If the wires were buzzing, he would raise the gas in the lamp above Eckert’s desk, take out a book, and wait. If all was quiet, he would soon be on his way back to the White House. But whenever he finished reading through the messages, he would always say, “So, boys, I’m down to the raisins. Anything else?”
That night, cipher operator David Homer Bates looked up from his desk and said, “I’m working on something from General McClellan, sir, if you’d like to wait.”
“Well, I don’t feel much like sleepin’—” Lincoln pulled out the chair. “—so cipher on. Maybe it’s the casualty numbers.”
Earlier dispatches from McClellan had described an attack across a dam on the Warwick River, an attempt to pierce rebel positions before Yorktown, but it seemed that McClellan had lost his nerve once the Vermonters who led the attack gained a toehold. This did not surprise Halsey. Back in October, McClellan had not even bothered himself about the crossing at Ball’s Bluff. Maybe it was something about rivers.…
But Halsey did not share his thoughts with the president. It was not his place. Instead he busied himself with paperwork at his desk in the corner.
Bates put his head to the work in front of him.
Lincoln took a pencil and small red leather-bound notebook from his pocket and began to write.
Then Bates looked up. “Mr. President, I’ve been working in this office for the better part of a year, and I’m puzzled about something.”
Lincoln said, “What is it?”
“Whenever you read through the telegrams, sir, when you get to the last one, you always say you’re ‘down to the raisins.’ Why is that?”
Lincoln chuckled and cocked his head.
Halsey sensed a story coming on.
“Well, now—” Lincoln tossed the notebook onto the desk, then leaned back in the chair and unfolded those long legs, so that they seemed to travel halfway across the room.

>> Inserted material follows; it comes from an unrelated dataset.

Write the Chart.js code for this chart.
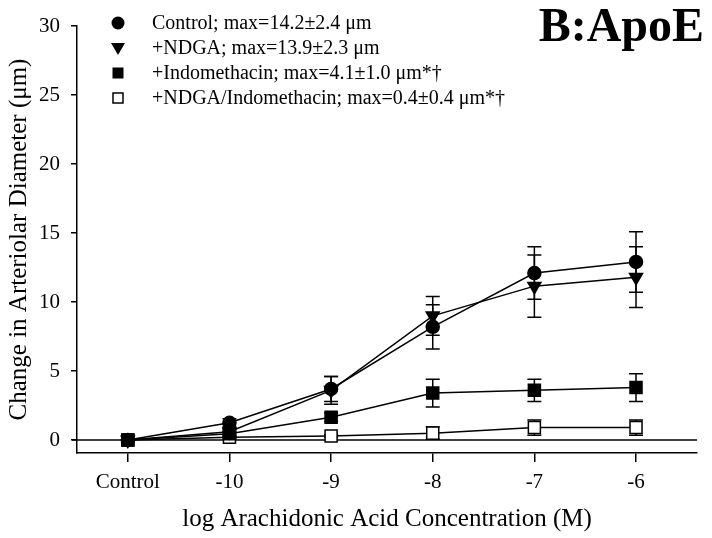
<!DOCTYPE html>
<html>
<head>
<meta charset="utf-8">
<script src="https://cdn.jsdelivr.net/npm/chart.js@4.4.1/dist/chart.umd.min.js"></script>
<style>
  html, body { margin: 0; padding: 0; background: #fff; }
  #wrap { width: 712px; height: 538px; position: relative; }
</style>
</head>
<body>
<div id="wrap"><canvas id="chart" width="712" height="538"></canvas></div>
<script>
// data
const categories = ['Control', '-10', '-9', '-8', '-7', '-6'];
const seriesNames = [
    'Control; max=14.2±2.4 μm',
    '+NDGA; max=13.9±2.3 μm',
    '+Indomethacin; max=4.1±1.0 μm*†',
    '+NDGA/Indomethacin; max=0.4±0.4 μm*†'
];
const controlVals = [0, 1.25, 3.7, 8.2, 12.1, 12.9];
const controlErr  = [0, 0.3, 0.9, 1.6, 1.9, 2.2];
const ndgaVals    = [0, 0.6, 3.6, 9.0, 11.15, 11.8];
const ndgaErr     = [0, 0.2, 1.0, 1.4, 2.25, 2.2];
const indoVals    = [0, 0.45, 1.65, 3.4, 3.6, 3.8];
const indoErr     = [0, 0.2, 0.3, 1.0, 0.8, 1.0];
const bothVals    = [0, 0.2, 0.3, 0.5, 0.9, 0.9];
const bothErr     = [0, 0.1, 0.1, 0.45, 0.55, 0.55];
const yTicks = [0, 5, 10, 15, 20, 25, 30];

const serif = '"Liberation Serif", "DejaVu Serif", serif';

function toPoints(vals, errs) {
    return vals.map((v, i) => ({ x: i, y: v, err: errs[i] }));
}

function makeSet(label, vals, errs, style, fill, radius, rotation) {
    return {
        label: label,
        data: toPoints(vals, errs),
        borderColor: '#000',
        borderWidth: 1.5,
        pointStyle: style,
        pointRadius: radius,
        pointRotation: rotation || 0,
        pointBackgroundColor: fill,
        pointBorderColor: '#000',
        pointBorderWidth: 1.5,
        tension: 0
    };
}

const datasets = [
    makeSet(seriesNames[0], controlVals, controlErr, 'circle', '#000', 6.5),
    makeSet(seriesNames[1], ndgaVals, ndgaErr, 'triangle', '#000', 7.5, 180),
    makeSet(seriesNames[2], indoVals, indoErr, 'rect', '#000', 8.5),
    makeSet(seriesNames[3], bothVals, bothErr, 'rect', '#fff', 8.5)
];

// error bars + zero line, drawn with the chart scales
const errorBars = {
    id: 'errorBars',
    beforeDatasetsDraw(chart) {
        const ctx = chart.ctx;
        const xs = chart.scales.x, ys = chart.scales.y;
        const area = chart.chartArea;
        ctx.save();
        ctx.strokeStyle = '#000';
        ctx.lineWidth = 1.5;
        // zero reference line
        const y0 = ys.getPixelForValue(0);
        ctx.beginPath();
        ctx.moveTo(area.left - 5, y0);
        ctx.lineTo(area.right, y0);
        ctx.stroke();
        chart.data.datasets.forEach(ds => {
            ds.data.forEach(p => {
                if (!p.err) return;
                const x = xs.getPixelForValue(p.x);
                const top = ys.getPixelForValue(p.y + p.err);
                const bot = ys.getPixelForValue(p.y - p.err);
                ctx.beginPath();
                ctx.moveTo(x, top); ctx.lineTo(x, bot);
                ctx.moveTo(x - 7, top); ctx.lineTo(x + 7, top);
                ctx.moveTo(x - 7, bot); ctx.lineTo(x + 7, bot);
                ctx.stroke();
            });
        });
        ctx.restore();
    }
};

// legend list and panel label
const legendBox = {
    id: 'legendBox',
    afterDraw(chart) {
        const ctx = chart.ctx;
        ctx.save();
        ctx.fillStyle = '#000';
        ctx.strokeStyle = '#000';
        ctx.lineWidth = 1.5;
        const mx = 118, tx = 152, y0 = 23, dy = 25;
        chart.data.datasets.forEach((ds, i) => {
            const y = y0 + i * dy;
            ctx.beginPath();
            if (i === 0) {
                ctx.arc(mx, y, 6.5, 0, Math.PI * 2);
                ctx.fill();
            } else if (i === 1) {
                ctx.moveTo(mx - 7, y - 5);
                ctx.lineTo(mx + 7, y - 5);
                ctx.lineTo(mx, y + 7);
                ctx.closePath();
                ctx.fill();
            } else if (i === 2) {
                ctx.fillRect(mx - 5.5, y - 5.5, 11, 11);
            } else {
                ctx.fillStyle = '#fff';
                ctx.fillRect(mx - 5, y - 5, 10, 10);
                ctx.strokeRect(mx - 5, y - 5, 10, 10);
                ctx.fillStyle = '#000';
            }
            ctx.font = '20px ' + serif;
            ctx.textBaseline = 'middle';
            ctx.textAlign = 'left';
            ctx.fillText(ds.label, tx, y + 1);
        });
        ctx.font = 'bold 48px ' + serif;
        ctx.textAlign = 'right';
        ctx.textBaseline = 'alphabetic';
        ctx.fillText('B:ApoE', 704, 41);
        ctx.restore();
    }
};

new Chart(document.getElementById('chart'), {
    type: 'line',
    data: { datasets: datasets },
    options: {
        responsive: false,
        animation: false,
        events: [],
        layout: { padding: { top: 26, right: 15, left: 0, bottom: 0 } },
        plugins: {
            legend: { display: false },
            tooltip: { enabled: false }
        },
        scales: {
            x: {
                type: 'linear',
                min: -0.5,
                max: 5.6,
                afterBuildTicks: (scale) => {
                    scale.ticks = categories.map((c, i) => ({ value: i }));
                },
                afterFit: (scale) => { scale.height = 85; },
                ticks: {
                    callback: (v) => categories[v],
                    color: '#000',
                    font: { family: serif, size: 21 },
                    padding: 8,
                    maxRotation: 0,
                    autoSkip: false
                },
                grid: { drawOnChartArea: false, color: '#000', tickLength: 9, lineWidth: 1.5 },
                border: { color: '#000', width: 1.5 },
                title: {
                    display: true,
                    text: 'log Arachidonic Acid Concentration (M)',
                    color: '#000',
                    font: { family: serif, size: 25 },
                    padding: { top: 2 }
                }
            },
            y: {
                min: -0.94,
                max: 30,
                afterBuildTicks: (scale) => {
                    scale.ticks = yTicks.map(v => ({ value: v }));
                },
                afterFit: (scale) => { scale.width = 77; },
                ticks: {
                    color: '#000',
                    font: { family: serif, size: 21 },
                    padding: 11
                },
                grid: { drawOnChartArea: false, color: '#000', tickLength: 6, lineWidth: 1.5 },
                border: { color: '#000', width: 1.5 },
                title: {
                    display: true,
                    text: 'Change in Arteriolar Diameter (μm)',
                    color: '#000',
                    font: { family: serif, size: 25 },
                    padding: { bottom: 0 }
                }
            }
        }
    },
    plugins: [errorBars, legendBox]
});
</script>
</body>
</html>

Yes, thought Halsey, another story.
“There was this little girl back in Springfield,” Lincoln began. “And it was her birthday. And she ate so much raisin-and-spice cake—the kind with the thick white butter-frostin’—that she looked like a foundered horse, with
a belly so full, she could barely move and sickly-white skin the same color as that frostin’. And right after her little friends left, she took to castin’ up her accounts.”
“You mean she vomited?” asked Halsey.
“Lieutenant, you do make me wonder what my son can be learning at that Harvard College. Castin’, pukin’, chuckin’, tossin’ … all fine euphemisms for the act of vomiting.”
“If my experience with the Harvard punch bowl is any indication, sir, your son will be familiar enough with the act if not with the terminology.”
“Well, every boy must learn his lessons,” said Lincoln, “though I have to admit that the taste of spirits never held much interest for me.”
“But, sir,” said Homer Bates, “the raisins?”
“Oh, yes,” said Lincoln. “The little girl kept pukin’ for so long, her parents thought she might cast up her very own stomach and die right then, right on her birthday. So they sent for the doctor. He came and gave her belly a listen, then he asked to see the last thing she’d tossed. So they brought him the chamber pot. He took one look at the little black bits floatin’ in the pot bottom, and said, ‘Folks, don’t you worry none at all. She’ll be better and better soon, ’cause she’s down to the raisins.’”
After a moment Bates’s moon face brightened and he laughed.
Halsey managed a smile. “‘Down to the raisins.’ That means her stomach’s empty … nothing more to see.”
“Just that,” said Lincoln. “So … when I read through the pile to the message I saw on my last visit, I know that I need go no further, because I’m down to the raisins.”
“Well, sir—” Bates got up and gave him a sheet of yellow paper. “—have a raisin.”
Lincoln laughed, took the dispatch, and read.
First, his little smile fell off. Then his voice lost all good humor. “Three Vermont companies. Thirty-nine casualties. Thirty-nine more sons with grieving mothers. And the position abandoned.” He held the dispatch for a moment; then he let it flutter to the floor, as if it were simply too heavy.